Jesus Himself summed up all the law into two neat commandments: love God, love one another. Everything that has ever been said, and can ever be said, and will ever be said, by any mystic that's actually transmitting anything from God, will bring us back to this core message. But many times, mysticism-critical Christians will fall all over themselves, insisting that there's so much more to the Bible than that... when there really isn't. In the wise words of Rabbi Hillel:


“What is hateful to you, do not do to your neighbor. This is the whole Torah; all the rest is commentary.” – Hillel, Talmud, Shabbat 31a.


(And boy, that sure does sound a lot like something that our Savior in Christianity said in Matthew 7:12, doesn't it? Even though Rabbi Hillel was around a century earlier!)


So when St. Catherine of Genoa says there is no hell, but instead the mercy of purgatory, because the all-loving, all merciful God is in fact all loving and all merciful—when St. Julian of Norwich backs it up, and so do so many other famous mystics of the church, coming to the same revelation—it isn't a denial of scripture.

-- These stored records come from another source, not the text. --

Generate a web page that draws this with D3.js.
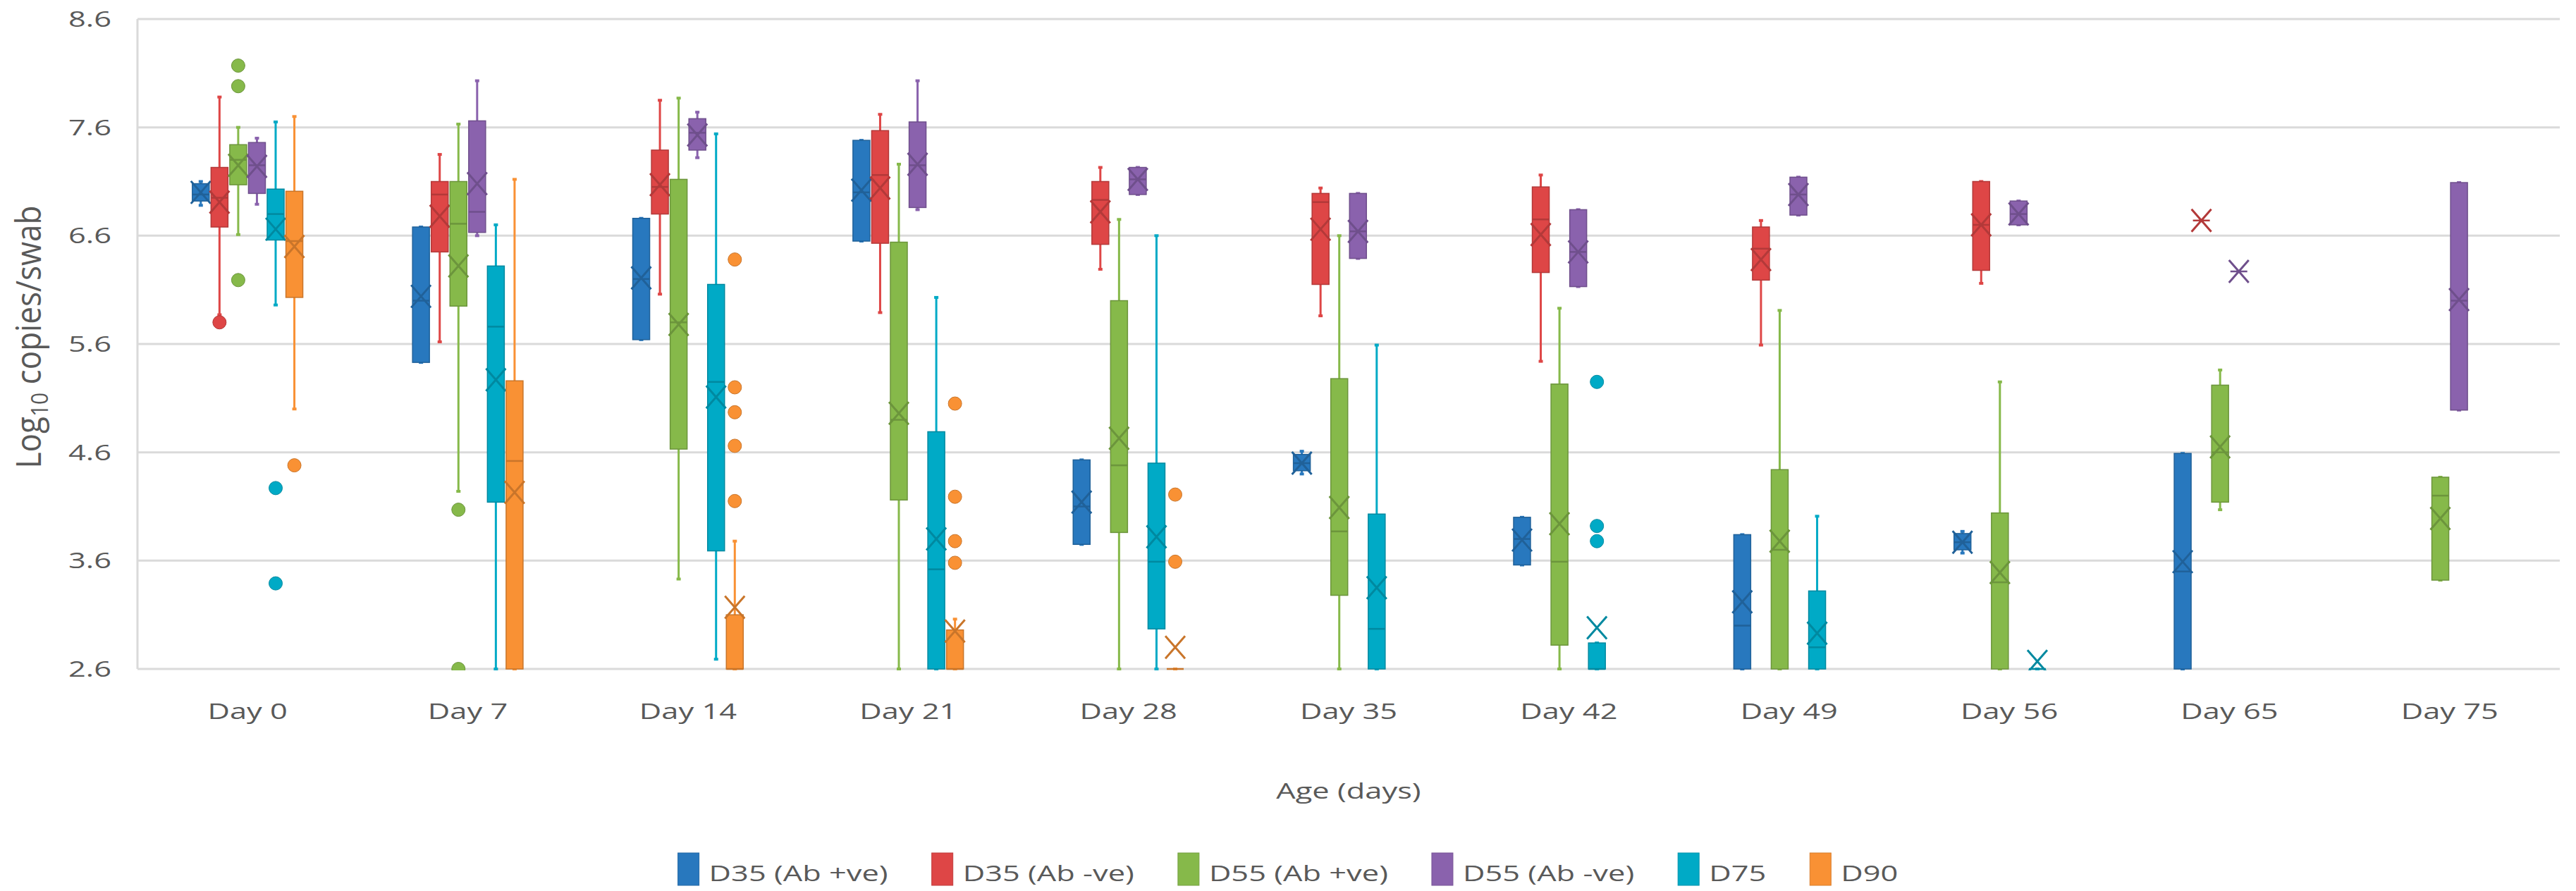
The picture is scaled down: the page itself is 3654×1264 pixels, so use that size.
<!DOCTYPE html>
<html>
<head>
<meta charset="utf-8">
<script src="https://cdn.jsdelivr.net/npm/d3@7"></script>
<style>
  body { margin: 0; background: #fff; }
  text { font-family: "Open Sans", sans-serif; fill: #595959; }
</style>
</head>
<body>
<svg id="chart" width="3654" height="1264"></svg>
<script>
// categories, series and ticks
var days = ["Day 0", "Day 7", "Day 14", "Day 21", "Day 28", "Day 35", "Day 42", "Day 49", "Day 56", "Day 65", "Day 75"];
var seriesNames = ["D35 (Ab +ve)", "D35 (Ab -ve)", "D55 (Ab +ve)", "D55 (Ab -ve)", "D75", "D90"];
var yTicks = [2.6, 3.6, 4.6, 5.6, 6.6, 7.6, 8.6];

// per day: [whisker min, Q1, median, Q3, whisker max, mean]  (null = no data)
var d35pos = [
  [6.88, 6.92, 6.98, 7.08, 7.10, 7.00],
  [5.43, 5.43, 6.00, 6.68, 6.68, 6.04],
  [5.64, 5.64, 6.20, 6.76, 6.76, 6.21],
  [6.55, 6.55, 7.00, 7.48, 7.48, 7.02],
  [3.75, 3.75, 4.10, 4.53, 4.53, 4.14],
  [4.40, 4.43, 4.50, 4.58, 4.61, 4.50],
  [3.56, 3.56, 3.80, 4.00, 4.00, 3.79],
  [2.60, 2.60, 3.00, 3.84, 3.84, 3.22],
  [3.67, 3.70, 3.77, 3.85, 3.87, 3.77],
  [2.60, 2.60, 3.50, 4.59, 4.59, 3.59],
  null
];
var d35neg = [
  [5.87, 6.68, 6.95, 7.23, 7.88, 6.91],
  [5.62, 6.45, 6.98, 7.10, 7.35, 6.78],
  [6.06, 6.80, 7.05, 7.39, 7.85, 7.07],
  [5.89, 6.53, 7.16, 7.57, 7.72, 7.04],
  [6.29, 6.52, 6.93, 7.10, 7.23, 6.82],
  [5.86, 6.15, 6.91, 6.99, 7.04, 6.66],
  [5.44, 6.26, 6.75, 7.05, 7.16, 6.61],
  [5.59, 6.19, 6.48, 6.68, 6.74, 6.38],
  [6.16, 6.28, 6.70, 7.10, 7.10, 6.70],
  [6.74, 6.74, 6.74, 6.74, 6.74, 6.74],
  null
];
var d55pos = [
  [6.61, 7.07, 7.30, 7.44, 7.60, 7.25],
  [4.24, 5.95, 6.71, 7.10, 7.63, 6.32],
  [3.43, 4.63, 5.80, 7.12, 7.87, 5.78],
  [2.60, 4.16, 4.90, 6.54, 7.26, 4.96],
  [2.60, 3.86, 4.48, 6.00, 6.75, 4.73],
  [2.60, 3.28, 3.87, 5.28, 6.60, 4.09],
  [2.60, 2.82, 3.59, 5.23, 5.93, 3.94],
  [2.60, 2.60, 3.70, 4.44, 5.91, 3.78],
  [2.60, 2.60, 3.40, 4.04, 5.25, 3.49],
  [4.07, 4.14, 4.60, 5.22, 5.36, 4.65],
  [3.42, 3.42, 4.20, 4.37, 4.37, 3.99]
];
var d55neg = [
  [6.89, 6.99, 7.25, 7.46, 7.50, 7.24],
  [6.60, 6.63, 6.82, 7.66, 8.03, 7.08],
  [7.32, 7.39, 7.55, 7.68, 7.74, 7.53],
  [6.84, 6.86, 7.25, 7.65, 8.03, 7.26],
  [6.98, 6.98, 7.12, 7.23, 7.23, 7.12],
  [6.39, 6.39, 6.64, 6.99, 6.99, 6.64],
  [6.13, 6.13, 6.45, 6.84, 6.84, 6.45],
  [6.79, 6.79, 6.98, 7.14, 7.14, 6.98],
  [6.70, 6.70, 6.80, 6.92, 6.92, 6.80],
  [6.27, 6.27, 6.27, 6.27, 6.27, 6.27],
  [4.99, 4.99, 6.00, 7.09, 7.09, 6.01]
];
var d75 = [
  [5.96, 6.56, 6.80, 7.03, 7.65, 6.66],
  [2.60, 4.14, 5.76, 6.32, 6.70, 5.27],
  [2.69, 3.69, 5.25, 6.15, 7.54, 5.11],
  [2.60, 2.60, 3.52, 4.79, 6.03, 3.80],
  [2.60, 2.97, 3.59, 4.50, 6.60, 3.82],
  [2.60, 2.60, 2.97, 4.03, 5.59, 3.35],
  [2.60, 2.60, 2.60, 2.84, 2.84, 2.98],
  [2.60, 2.60, 2.80, 3.32, 4.01, 2.93],
  [2.60, 2.60, 2.60, 2.60, 2.60, 2.67],
  null,
  null
];
var d90 = [
  [5.00, 6.03, 6.55, 7.01, 7.70, 6.50],
  [2.60, 2.60, 4.52, 5.26, 7.12, 4.23],
  [2.60, 2.60, 2.60, 3.10, 3.78, 3.17],
  [2.60, 2.60, 2.60, 2.96, 3.06, 2.95],
  [2.60, 2.60, 2.60, 2.60, 2.60, 2.80],
  null, null, null, null, null, null
];

// outliers: [day index, value]
var d35posOut = [];
var d35negOut = [[0, 5.80]];
var d55posOut = [[0, 8.17], [0, 7.98], [0, 6.19], [1, 4.07], [1, 2.60]];
var d55negOut = [];
var d75Out = [[0, 4.27], [0, 3.39], [6, 5.25], [6, 3.92], [6, 3.78]];
var d90Out = [[0, 4.48], [2, 6.38], [2, 5.20], [2, 4.97], [2, 4.66], [2, 4.15],
              [3, 5.05], [3, 4.19], [3, 3.78], [3, 3.58], [4, 4.21], [4, 3.59]];

var allStats = [d35pos, d35neg, d55pos, d55neg, d75, d90];
var allOut = [d35posOut, d35negOut, d55posOut, d55negOut, d75Out, d90Out];
var colors = ["#2878be", "#de4646", "#86b94a", "#8a62ad", "#00aac6", "#f99134"];

var svg = d3.select("#chart");
var W = 3654, H = 1264;
var pLeft = 195, pRight = 3631, pTop = 27, pBottom = 949;
var stretch = 1.4;   // the text in the picture is drawn wide

var x = d3.scaleBand().domain(days).range([pLeft, pRight]);
var xs = d3.scaleBand().domain(seriesNames)
    .range([-x.bandwidth() * 0.255, x.bandwidth() * 0.255]);
var y = d3.scaleLinear().domain([2.6, 8.6]).range([pBottom, pTop]);
var boxW = 24;

// gridlines
svg.append("g").selectAll("line").data(yTicks).enter().append("line")
   .attr("x1", pLeft).attr("x2", pRight)
   .attr("y1", function(d) { return y(d); }).attr("y2", function(d) { return y(d); })
   .attr("stroke", "#dadada").attr("stroke-width", 3);
svg.append("line")
   .attr("x1", pLeft).attr("x2", pLeft).attr("y1", pTop).attr("y2", pBottom)
   .attr("stroke", "#dadada").attr("stroke-width", 3);

// y tick labels
svg.append("g").selectAll("text").data(yTicks).enter().append("text")
   .attr("transform", function(d) { return "translate(158," + (y(d) + 11) + ") scale(" + stretch + ",1)"; })
   .attr("text-anchor", "end").attr("font-size", "31px")
   .text(function(d) { return d.toFixed(1); });

// x labels
svg.append("g").selectAll("text").data(days).enter().append("text")
   .attr("transform", function(d) { return "translate(" + (x(d) + x.bandwidth() / 2) + ",1020) scale(" + stretch + ",1)"; })
   .attr("text-anchor", "middle").attr("font-size", "31px")
   .text(function(d) { return d; });

// axis titles
svg.append("text")
   .attr("transform", "translate(" + ((pLeft + pRight) / 2) + ",1133) scale(" + stretch + ",1)")
   .attr("text-anchor", "middle").attr("font-size", "31px")
   .text("Age  (days)");

var yt = svg.append("text")
   .attr("transform", "translate(58,478) scale(1.1,1) rotate(-90)")
   .attr("text-anchor", "middle").attr("font-size", "44px");
yt.append("tspan").text("Log");
yt.append("tspan").attr("font-size", "30px").attr("dy", 9).text("10");
yt.append("tspan").attr("dy", -9).text(" copies/swab");

// clip so that boxes stop at the bottom of the axis
svg.append("clipPath").attr("id", "plotclip").append("rect")
   .attr("x", pLeft).attr("y", 0).attr("width", pRight - pLeft).attr("height", pBottom + 2);

var plot = svg.append("g").attr("clip-path", "url(#plotclip)");

seriesNames.forEach(function(name, si) {
  var col = colors[si];
  var dark = d3.color(col).darker(0.6).toString();
  var g = plot.append("g");
  var rows = [];
  allStats[si].forEach(function(s, di) { if (s) rows.push({day: days[di], s: s}); });

  rows.forEach(function(r) {
    var cx = x(r.day) + x.bandwidth() / 2 + xs(name) + xs.bandwidth() / 2;
    var s = r.s;
    // whisker
    g.append("line").attr("x1", cx).attr("x2", cx)
     .attr("y1", y(s[0])).attr("y2", y(s[4]))
     .attr("stroke", col).attr("stroke-width", 3);
    [s[0], s[4]].forEach(function(v) {
      g.append("line").attr("x1", cx - 3).attr("x2", cx + 3)
       .attr("y1", y(v)).attr("y2", y(v))
       .attr("stroke", col).attr("stroke-width", 4);
    });
    // box
    g.append("rect")
     .attr("x", cx - boxW / 2).attr("width", boxW)
     .attr("y", y(s[3])).attr("height", Math.max(0, y(s[1]) - y(s[3])))
     .attr("fill", col).attr("stroke", dark).attr("stroke-width", 1.5);
    // median
    g.append("line").attr("x1", cx - boxW / 2).attr("x2", cx + boxW / 2)
     .attr("y1", y(s[2])).attr("y2", y(s[2]))
     .attr("stroke", dark).attr("stroke-width", 2.5);
    // mean X
    var my = y(s[5]);
    g.append("path")
     .attr("d", "M" + (cx - 14) + "," + (my - 16) + "L" + (cx + 14) + "," + (my + 16) +
                "M" + (cx + 14) + "," + (my - 16) + "L" + (cx - 14) + "," + (my + 16))
     .attr("stroke", dark).attr("stroke-width", 3).attr("fill", "none");
  });

  g.selectAll("circle").data(allOut[si]).enter().append("circle")
   .attr("cx", function(d) { return x(days[d[0]]) + x.bandwidth() / 2 + xs(name) + xs.bandwidth() / 2; })
   .attr("cy", function(d) { return y(d[1]); })
   .attr("r", 9.5)
   .attr("fill", col).attr("stroke", dark).attr("stroke-width", 1);
});

// legend
var legend = svg.append("g");
var lx = 0;
seriesNames.forEach(function(name, i) {
  var it = legend.append("g").attr("transform", "translate(" + lx + ",0)");
  it.append("rect").attr("x", 0).attr("y", -40).attr("width", 30).attr("height", 46)
    .attr("fill", colors[i]).attr("stroke", d3.color(colors[i]).darker(0.4)).attr("stroke-width", 1);
  var t = it.append("text")
    .attr("transform", "translate(44,0) scale(" + stretch + ",1)")
    .attr("font-size", "31px").text(name);
  var w = 44 + t.node().getComputedTextLength() * stretch;
  lx += w + 62;
});
var totalW = lx - 62;
legend.attr("transform", "translate(" + ((W - totalW) / 2) + ",1250)");
</script>
</body>
</html>
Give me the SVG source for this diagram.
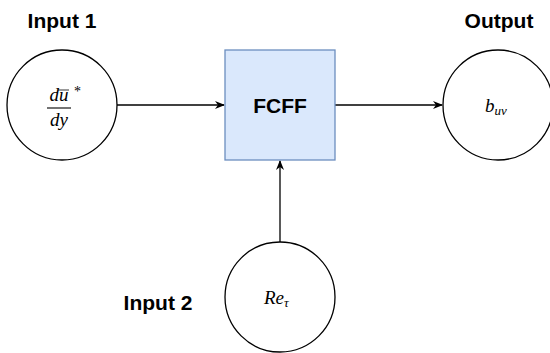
<svg xmlns="http://www.w3.org/2000/svg" width="550" height="353" viewBox="0 0 550 353">
  <style>
    .node { fill: #ffffff; stroke: #000000; stroke-width: 1.3; }
    .box { fill: #dae8fc; stroke: #6c8ebf; stroke-width: 1.3; }
    .label { font-family: "Liberation Sans", Arial, sans-serif; font-weight: bold; font-size: 21px; fill: #000; }
    .math { font-family: "Liberation Serif", "Times New Roman", serif; font-style: italic; font-size: 19px; fill: #000; }
    .edge { stroke: #000; stroke-width: 1.3; fill: none; marker-end: url(#arrow); }
  </style>
  <defs>
    <marker id="arrow" viewBox="0 0 10 10" refX="9" refY="5" markerWidth="10" markerHeight="10" markerUnits="userSpaceOnUse" orient="auto">
      <path d="M0,1 L10,5 L0,9 L3,5 Z" fill="#000"/>
    </marker>
  </defs>

  <rect width="550" height="353" fill="#ffffff"/>

  <g id="connectors">
    <line class="edge" x1="117" y1="105" x2="224" y2="105"/>
    <line class="edge" x1="335" y1="105" x2="442" y2="105"/>
    <line class="edge" x1="280" y1="242" x2="280" y2="161"/>
  </g>

  <g id="input1">
    <text class="label" x="62" y="28" text-anchor="middle">Input 1</text>
    <circle class="node" cx="62" cy="105" r="55"/>
    <text class="math" x="59" y="101" text-anchor="middle">du</text>
    <line x1="58" y1="90" x2="69" y2="90" stroke="#000" stroke-width="0.8"/>
    <text x="74" y="96" font-family="Liberation Serif, serif" font-size="14" fill="#000">*</text>
    <line x1="47" y1="108" x2="71" y2="108" stroke="#000" stroke-width="1.1"/>
    <text class="math" x="59" y="126" text-anchor="middle">dy</text>
  </g>

  <g id="fcff">
    <rect class="box" x="225" y="50" width="110" height="110"/>
    <text class="label" x="280" y="113" text-anchor="middle">FCFF</text>
  </g>

  <g id="output">
    <text class="label" x="499" y="28" text-anchor="middle">Output</text>
    <circle class="node" cx="498" cy="105" r="55"/>
    <text class="math" x="485" y="112">b<tspan font-size="13" dy="3">uv</tspan></text>
  </g>

  <g id="input2">
    <text class="label" x="158" y="310" text-anchor="middle">Input 2</text>
    <circle class="node" cx="280" cy="297" r="55"/>
    <text class="math" x="264" y="304">Re<tspan font-size="13" dy="3">τ</tspan></text>
  </g>
</svg>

It is, however, a sign that God is trying to tell us something that, perhaps, we got wrong. In fact, we would get it wrong, just by virtue of how controversial and scandalous the entire story of the Prodigal Son is (which Jesus told, and the meaning of which still continues to escape many hell-obsessed Christians).


Now, lest you think this blog is all just a big beat-down on poor Wanjiru, let me direct your attention to other folks who just miss a turn or two in their logic around mysticism. Some folks, like Evangelical writer Mike Duran, have such a skittish nature to them about mysticism, as well as a misconception about what is and isn't actually compatible with Christianity. He spends a bit of time in his blog, "The Dangers of Christian Mysticism," decrying anyone who would combine concepts of astrology or the "divine feminine" into Christianity, even though neither of those things are foreign to Christian tradition or art. I will admit, though, that he is right to be skeptical of folks who randomly try to throw bits of more Eastern spirituality into Christianity, because to paraphrase Carl McColman in The Big Book of Christian Mysticism, Christianity has plenty of its own beautiful mystic tradition! No one has to go scavenging for spare mystic bits in faiths like Hinduism or Buddhism, especially given that western society doesn't even do those faiths justice and often waters them down into some goofy capitalist New Age nonsense!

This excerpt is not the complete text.